Vectorising multiple change point model

Hi! I am trying to implement a hierarchical change-point model in stan. At the heart of the stan implementation is the linear-time example given in the Stan reference (https://mc-stan.org/docs/2_18/stan-users-guide/change-point-section.html)

I have a collection of N time-series of length T which are divided into two classes. I have a list of ints called classes which allows me to label each of the N time-series as an element of one of the two classes. The two classes have different breakpoints but they have the same early and late rates. My transformed parameters block:

matrix[T, k] lp;                                                                                
matrix[T + 1, k] lp_e;                                                                          
matrix[T + 1, k] lp_l;                                                                          
matrix[T + 1, k] prior_s;                                                                       
                                                                                                
for (i in 1:k)                                                                                  
{                                                                                               
    lp_e[1, i] = 0;                                                                             
    lp_l[1, i] = 0;                                                                             
    prior_s[1, i] = normal_lpdf(1 | mu, sigma);                                                 
}                                                                                               
                                                                                                
for (t in 1:T) {                                                                                
    for (i in 1:k) {                                                                            
        prior_s[t + 1, i]  =  normal_lpdf(t | mu, sigma);                                       
        lp_e[t+1, i]       =  lp_e[t, i];                                                       
        lp_l[t+1, i]       =  lp_l[t, i];                                                       
    }                                                                                           
    for (n in 1:N) {                                                                            
        lp_e[t+1, classes[n]] += normal_lpdf(D[n, t] | e, sigma_data);
        lp_l[t+1, classes[n]] += normal_lpdf(D[n, t] | l, sigma_data);
    }                                                                                           
}                                                                                               
                                                                                                
for (i in 1:k) {                                                                                
    lp[:,i] = rep_vector(lp_l[T + 1, i], T )                                                    
                + head(lp_e[:, i], T) - head(lp_l[:, i], T) + prior_s[1:T, i];
}

I suspect the 1…N loop is slowing things down and I’d like to vectorise it. I will eventually have many more than two classes and N will be in the tens of thousands (at least). Any ideas on how to write an autodiff-friendly implementation? Many thanks!

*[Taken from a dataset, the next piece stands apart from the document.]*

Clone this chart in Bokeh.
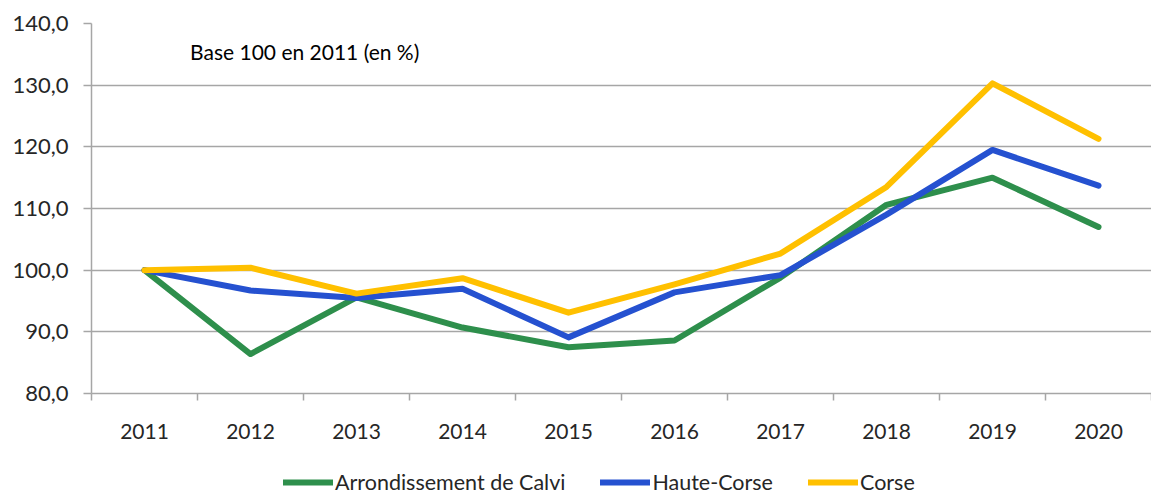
from bokeh.plotting import figure
from bokeh.layouts import column
from bokeh.models import FixedTicker, Legend, LegendItem, Label, Range1d, ColumnDataSource
from bokeh.embed import file_html
from bokeh.resources import INLINE

# ---- data ----
years = [2011, 2012, 2013, 2014, 2015, 2016, 2017, 2018, 2019, 2020]
calvi = [100.0, 86.4, 95.6, 90.7, 87.5, 88.6, 98.8, 110.6, 115.0, 107.0]
haute_corse = [100.0, 96.7, 95.5, 97.0, 89.1, 96.4, 99.2, 109.0, 119.5, 113.7]
corse = [100.0, 100.4, 96.2, 98.7, 93.1, 97.7, 102.7, 113.5, 130.3, 121.3]
series_names = ["Arrondissement de Calvi", "Haute-Corse", "Corse"]
series_colors = ["#2E8F4C", "#2551D0", "#FFC000"]
y_ticks = [80, 90, 100, 110, 120, 130, 140]
y_labels = [f"{t},0" for t in y_ticks]
note = "Base 100 en 2011 (en %)"

FONT = "Lato"
GRID = "#A6A6A6"

p = figure(width=1151, height=450, output_backend="svg", toolbar_location=None,
           x_range=Range1d(years[0] - 0.5, years[-1] + 0.5),
           y_range=Range1d(y_ticks[0], y_ticks[-1]),
           min_border_left=91, min_border_right=0, min_border_top=23,
           min_border_bottom=57)
p.outline_line_color = None
p.background_fill_color = "white"
p.border_fill_color = "white"

# x axis
xa = p.xaxis[0]
xa.ticker = FixedTicker(ticks=years,
                        minor_ticks=[y - 0.5 for y in years] + [years[-1] + 0.5])
xa.major_label_overrides = {y: str(y) for y in years}
xa.major_tick_out = 0
xa.major_tick_in = 0
xa.minor_tick_out = 7
xa.minor_tick_in = 0
xa.minor_tick_line_color = GRID
xa.minor_tick_line_width = 1.5
xa.axis_line_color = GRID
xa.axis_line_width = 1.5
xa.major_label_text_font = FONT
xa.major_label_text_font_size = "21px"
xa.major_label_text_color = "#262626"
xa.major_label_standoff = 23

# y axis
ya = p.yaxis[0]
ya.ticker = FixedTicker(ticks=y_ticks)
ya.major_label_overrides = dict(zip(y_ticks, y_labels))
ya.major_tick_out = 8
ya.major_tick_in = 0
ya.major_tick_line_color = GRID
ya.major_tick_line_width = 1.5
ya.minor_tick_line_color = None
ya.axis_line_color = GRID
ya.axis_line_width = 1.5
ya.major_label_text_font = FONT
ya.major_label_text_font_size = "22px"
ya.major_label_text_color = "#262626"
ya.major_label_standoff = 15

p.xgrid.visible = False
p.ygrid.grid_line_color = GRID
p.ygrid.grid_line_width = 1.5

all_series = [calvi, haute_corse, corse]
for vals, col in zip(all_series, series_colors):
    src = ColumnDataSource(dict(x=years, y=vals))
    p.line("x", "y", source=src, line_color=col, line_width=6,
           line_cap="round", line_join="round")

p.add_layout(Label(x=2011.43, y=135.5, text=note, text_font=FONT,
                   text_font_size="21px", text_baseline="middle",
                   text_align="left", text_color="black"))

# ---- legend strip (separate small figure; its lines lie outside its ranges) ----
lg = figure(width=1151, height=45, output_backend="svg", toolbar_location=None,
            x_range=Range1d(0, 1), y_range=Range1d(0, 1),
            x_axis_location=None, y_axis_location=None,
            min_border_left=0, min_border_right=0, min_border_top=0,
            min_border_bottom=0)
lg.outline_line_color = None
lg.xgrid.visible = False
lg.ygrid.visible = False
items = []
for name, vals, col in zip(series_names, all_series, series_colors):
    r = lg.line(x=years, y=vals, line_color=col, line_width=6, line_cap="round")
    items.append(LegendItem(label=name, renderers=[r]))

legend = Legend(items=items, orientation="horizontal", location=(192, 0),
                glyph_width=50, glyph_height=20, label_standoff=2, spacing=35,
                padding=0, margin=0, border_line_color=None,
                background_fill_alpha=0,
                label_text_font=FONT, label_text_font_size="21.5px",
                label_text_color="#262626")
lg.add_layout(legend)

layout = column(p, lg, spacing=0)
open("out.html", "w").write(file_html(layout, INLINE))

I’m going to move this to the modeling category.

There’s no a good way to vectorize that (n in 1:N) loop, I’m afraid, as it indexes by n into the left-hand side. Our normal_lpdf vectorizations on the other hand reduce by summing, which is the usual use case for densities.

On the other hand, you should be able to vetorize the lp_e and lp_l assignments in the first loop,

for (t in 1:T) {
  lp_e[t + 1] = lp_e[t];
  lp_l[t + 1] = lp_l[t];
}

Is normal_lpdf(1 | mu, sigma); really supposed to have a constant 1 data for everything?

Given that mu and sigma don’t chane in this loop,

for (i in 1:k)                                                                                  
{                                                                                               
    lp_e[1, i] = 0;                                                                             
    lp_l[1, i] = 0;                                                                             
    prior_s[1, i] = normal_lpdf(1 | mu, sigma);                                                 
}  

This could just be:

transformed data {
  vector[k] k_zeros = rep_vector(0, k);
...
  lp_e[1] = k_zeros;
  lp_l[1] = k_zeros;
  prior_s[1] = rep_vector(normal_lpdf(1 | mu, sigma), k);

This is helpful as it avoids evaluating normal_lpdf k times. the same thing can happen in the other loop:

for (t in 1:T) {
  prior_s[t + 1] = rep_vector(normal_lpdf(t | mu, sigma), k);
  lp_e[t + 1] = lp_e[t];
  lp_l[t + 1] = lp_l[t];
}

This will be more efficient if rather than a matrix, you use an array of vectors, as the memory locality will be better (matrices are organized in memory by column).

Then the head operations can be simplified from head(lp_e[:, i], T) to lp_e[1:T, i], which will save a whole bunch of copying.

Thank you for the hints, even though the problem as stated is insoluble (it seems). I’ll incorporate those into my code and see how much it changes things - or try a different approach.